C++ O(nlogn)

The given parameters are meant to misguide you! my initial (not the optimal) solution was to use the given vector, sort it, erase the two elements in front, insert a new element according to the 1:2 given weight ratio. However, this is not the optimal solution:

• the erase() method traverses the vector lineraly every time in order to erase the correct element, which is O(n) complexity.
• the insert() requires manual search for the correct placement, which is O(n).
• using push_back() instead of insert() requires sort() after each iteration which is O(nlogn)
• solving the question using the vectors is correct however not optimal as it is solved in O(n^2) complexity.

the correct and optimal method to solve this question is to use a MinHeap (aka a priority queue with a std::greater comperator).

• creating the heap from the vector is done by make_heap() (aka Heapify) algorithm which is O(n).
• using heap gives you direct access to the top() element which is the only relevant element in each iteration, in constant time O(1).
• heap automatically sorts itself with swifting up/down every time a new element is pushed/poped, in O(logn).
• considering the loop, the overall complexity of the code is O(nlogn).

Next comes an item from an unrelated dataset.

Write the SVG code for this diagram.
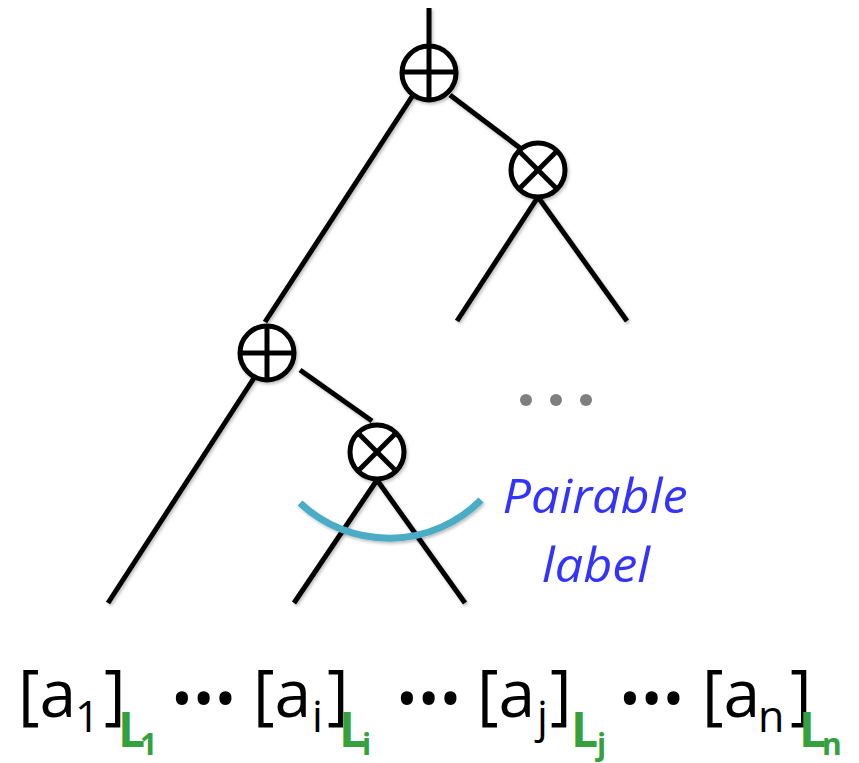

heres my version of the code:

int cookies(int k, vector<int> A) {
    if(A.empty())
        return -1;
    
     priority_queue<int, std::vector<int>, std::greater<int> > heap(A.begin(),A.end(), std::greater<int>()); // min heap
		 
     int iterations = 0, c1, c2;
     
     while(heap.top() < k && heap.size() >= 2){
         c1 = heap.top();
         heap.pop();
         
         c2 = heap.top();
         heap.pop();
        
         heap.push(c1 + 2*c2);
         iterations++;
     }
     
     return (heap.top() < k) ? -1 : iterations;
}